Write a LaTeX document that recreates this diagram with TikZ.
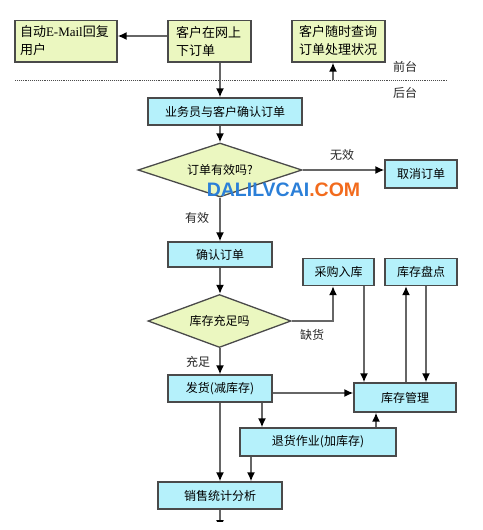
\documentclass[tikz,border=0pt]{standalone}
\usepackage{fontspec}
\newfontfamily\cjk{Noto Sans CJK SC}
\newfontfamily\latin{Liberation Serif}
\newfontfamily\wmfont{Liberation Sans}
\usetikzlibrary{shapes.geometric,arrows.meta}
\definecolor{boxgreen}{HTML}{EBF7C0}
\definecolor{boxblue}{HTML}{B5F1FB}
\definecolor{boxline}{HTML}{4A4A4A}
\definecolor{wmblue}{HTML}{2B7FD8}
\definecolor{wmorange}{HTML}{F26B1D}

\begin{document}
\begin{tikzpicture}[x=1pt,y=-1pt]
\tikzstyle{flow-box}=
[
	draw=boxline, line width=1.3pt, inner sep=0pt,
	font=\cjk\fontsize{12}{14}\selectfont
]
\tikzstyle{front-box}=[flow-box, fill=boxgreen, minimum height=42pt, align=left,
	font=\cjk\fontsize{13}{18}\selectfont]
\tikzstyle{back-box}=[flow-box, fill=boxblue, minimum height=27pt]
\tikzstyle{check}=[flow-box, diamond, aspect=3, fill=boxgreen]
\tikzstyle{flow-label}=[inner sep=0pt, text=black!85, font=\cjk\fontsize{12}{14}\selectfont]
\tikzstyle{arr}=[draw=black!60, line width=1.6pt, -{Latex[length=9pt,width=8pt,color=black]}]

\useasboundingbox (0,0) rectangle (482,530);
\clip (0,20.5) rectangle (482,521);

\node[front-box, minimum width=102pt, text width=92pt] (mail) at (66,41)
	{自动{\latin E-Mail}回复\\用户};
\node[front-box, minimum width=83pt, text width=67pt] (order) at (209.5,41)
	{客户在网上\\下订单};
\node[front-box, minimum width=93pt, text width=79pt] (query) at (338.5,41)
	{客户随时查询\\订单处理状况};

\draw[black!70, densely dotted, line width=0.9pt] (15,80) -- (448,80);
\coordinate (split) at (333,80);
\node[flow-label] (front) at (405,67) {前台};
\node[flow-label] (back) at (405,93) {后台};

\node[back-box, minimum width=154pt] (confirm) at (225,111.5) {业务员与客户确认订单};
\node[check, minimum width=164pt, minimum height=54pt] (valid) at (220,170) {订单有效吗?};
\node[back-box, minimum width=72pt, minimum height=28pt] (cancel) at (421,174) {取消订单};
\node[back-box, minimum width=104pt, minimum height=25pt] (ok) at (220,254.5) {确认订单};
\node[check, minimum width=143pt, minimum height=53pt] (stock) at (219.5,321) {库存充足吗};
\node[back-box, minimum width=71pt] (buy) at (338.5,272) {采购入库};
\node[back-box, minimum width=72pt] (count) at (421,272) {库存盘点};
\node[back-box, minimum width=104pt] (ship) at (220,388.5) {发货(减库存)};
\node[back-box, minimum width=102pt, minimum height=29pt] (inv) at (405,397.5) {库存管理};
\node[back-box, minimum width=156pt, minimum height=28pt] (ret) at (318,442) {退货作业(加库存)};
\node[back-box, minimum width=124pt] (sale) at (220,495.5) {销售统计分析};
\coordinate (out) at (220,529);

\node[flow-label] (no) at (342,155) {无效};
\node[flow-label] (yes) at (197,218) {有效};
\node[flow-label] (lack) at (312,335) {缺货};
\node[flow-label] (enough) at (198,362) {充足};

\draw[arr] ([yshift=5pt]order.west) -- ([yshift=5pt]order.west -| mail.east);
\draw[arr] (split) -- (split |- query.south);
\draw[arr] (order.south -| valid) -- (confirm.north -| valid);
\draw[arr] (confirm.south -| valid) -- (valid.north);
\draw[arr] (valid.east) -- (valid.east -| cancel.west);
\draw[arr] (valid.south) -- (ok.north);
\draw[arr] (ok.south) -- (ok.south |- stock.north);
\draw[arr] (stock.east) -| ([xshift=-5.5pt]buy.south);
\draw[arr] (stock.south -| ship) -- (ship.north);
\draw[arr] ([xshift=25.5pt]buy.south) -- ([xshift=25.5pt]buy.south |- inv.north);
\draw[arr] ([xshift=-15pt]count.south |- inv.north) -- ([xshift=-15pt]count.south);
\draw[arr] ([xshift=5pt]count.south) -- ([xshift=5pt]count.south |- inv.north);
\draw[arr] ([yshift=-4.5pt]ship.east) -- ([yshift=-4.5pt]ship.east -| inv.west);
\draw[arr] ([xshift=42pt]ship.south) -- ([xshift=42pt]ship.south |- ret.north);
\draw[arr] ([xshift=58pt]ret.north) -- ([xshift=58pt]ret.north |- inv.south);
\draw[arr] (ship.south) -- (sale.north);
\draw[arr] ([xshift=-67pt]ret.south) -- ([xshift=-67pt]ret.south |- sale.north);
\draw[arr] (sale.south) -- (out);

\node[inner sep=0pt, font=\wmfont\bfseries\fontsize{19.5}{20}\selectfont] (mark) at (283.5,190)
	{\textcolor{wmblue}{DALILVCAI}\textcolor{wmorange}{.COM}};
\end{tikzpicture}
\end{document}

- [SET EXERCISE]:
Copy each line exactly, and leave the pictures out of your copy.

- [COMPLETED TASK]:
Write a LaTeX document that recreates this diagram with TikZ.
\documentclass[tikz,border=0pt]{standalone}
\usepackage{fontspec}
\newfontfamily\cjk{Noto Sans CJK SC}
\newfontfamily\latin{Liberation Serif}
\newfontfamily\wmfont{Liberation Sans}
\usetikzlibrary{shapes.geometric,arrows.meta}
\definecolor{boxgreen}{HTML}{EBF7C0}
\definecolor{boxblue}{HTML}{B5F1FB}
\definecolor{boxline}{HTML}{4A4A4A}
\definecolor{wmblue}{HTML}{2B7FD8}
\definecolor{wmorange}{HTML}{F26B1D}

\begin{document}
\begin{tikzpicture}[x=1pt,y=-1pt]
\tikzstyle{flow-box}=
[
	draw=boxline, line width=1.3pt, inner sep=0pt,
	font=\cjk\fontsize{12}{14}\selectfont
]
\tikzstyle{front-box}=[flow-box, fill=boxgreen, minimum height=42pt, align=left,
	font=\cjk\fontsize{13}{18}\selectfont]
\tikzstyle{back-box}=[flow-box, fill=boxblue, minimum height=27pt]
\tikzstyle{check}=[flow-box, diamond, aspect=3, fill=boxgreen]
\tikzstyle{flow-label}=[inner sep=0pt, text=black!85, font=\cjk\fontsize{12}{14}\selectfont]
\tikzstyle{arr}=[draw=black!60, line width=1.6pt, -{Latex[length=9pt,width=8pt,color=black]}]

\useasboundingbox (0,0) rectangle (482,530);
\clip (0,20.5) rectangle (482,521);

\node[front-box, minimum width=102pt, text width=92pt] (mail) at (66,41)
	{自动{\latin E-Mail}回复\\用户};
\node[front-box, minimum width=83pt, text width=67pt] (order) at (209.5,41)
	{客户在网上\\下订单};
\node[front-box, minimum width=93pt, text width=79pt] (query) at (338.5,41)
	{客户随时查询\\订单处理状况};

\draw[black!70, densely dotted, line width=0.9pt] (15,80) -- (448,80);
\coordinate (split) at (333,80);
\node[flow-label] (front) at (405,67) {前台};
\node[flow-label] (back) at (405,93) {后台};

\node[back-box, minimum width=154pt] (confirm) at (225,111.5) {业务员与客户确认订单};
\node[check, minimum width=164pt, minimum height=54pt] (valid) at (220,170) {订单有效吗?};
\node[back-box, minimum width=72pt, minimum height=28pt] (cancel) at (421,174) {取消订单};
\node[back-box, minimum width=104pt, minimum height=25pt] (ok) at (220,254.5) {确认订单};
\node[check, minimum width=143pt, minimum height=53pt] (stock) at (219.5,321) {库存充足吗};
\node[back-box, minimum width=71pt] (buy) at (338.5,272) {采购入库};
\node[back-box, minimum width=72pt] (count) at (421,272) {库存盘点};
\node[back-box, minimum width=104pt] (ship) at (220,388.5) {发货(减库存)};
\node[back-box, minimum width=102pt, minimum height=29pt] (inv) at (405,397.5) {库存管理};
\node[back-box, minimum width=156pt, minimum height=28pt] (ret) at (318,442) {退货作业(加库存)};
\node[back-box, minimum width=124pt] (sale) at (220,495.5) {销售统计分析};
\coordinate (out) at (220,529);

\node[flow-label] (no) at (342,155) {无效};
\node[flow-label] (yes) at (197,218) {有效};
\node[flow-label] (lack) at (312,335) {缺货};
\node[flow-label] (enough) at (198,362) {充足};

\draw[arr] ([yshift=5pt]order.west) -- ([yshift=5pt]order.west -| mail.east);
\draw[arr] (split) -- (split |- query.south);
\draw[arr] (order.south -| valid) -- (confirm.north -| valid);
\draw[arr] (confirm.south -| valid) -- (valid.north);
\draw[arr] (valid.east) -- (valid.east -| cancel.west);
\draw[arr] (valid.south) -- (ok.north);
\draw[arr] (ok.south) -- (ok.south |- stock.north);
\draw[arr] (stock.east) -| ([xshift=-5.5pt]buy.south);
\draw[arr] (stock.south -| ship) -- (ship.north);
\draw[arr] ([xshift=25.5pt]buy.south) -- ([xshift=25.5pt]buy.south |- inv.north);
\draw[arr] ([xshift=-15pt]count.south |- inv.north) -- ([xshift=-15pt]count.south);
\draw[arr] ([xshift=5pt]count.south) -- ([xshift=5pt]count.south |- inv.north);
\draw[arr] ([yshift=-4.5pt]ship.east) -- ([yshift=-4.5pt]ship.east -| inv.west);
\draw[arr] ([xshift=42pt]ship.south) -- ([xshift=42pt]ship.south |- ret.north);
\draw[arr] ([xshift=58pt]ret.north) -- ([xshift=58pt]ret.north |- inv.south);
\draw[arr] (ship.south) -- (sale.north);
\draw[arr] ([xshift=-67pt]ret.south) -- ([xshift=-67pt]ret.south |- sale.north);
\draw[arr] (sale.south) -- (out);

\node[inner sep=0pt, font=\wmfont\bfseries\fontsize{19.5}{20}\selectfont] (mark) at (283.5,190)
	{\textcolor{wmblue}{DALILVCAI}\textcolor{wmorange}{.COM}};
\end{tikzpicture}
\end{document}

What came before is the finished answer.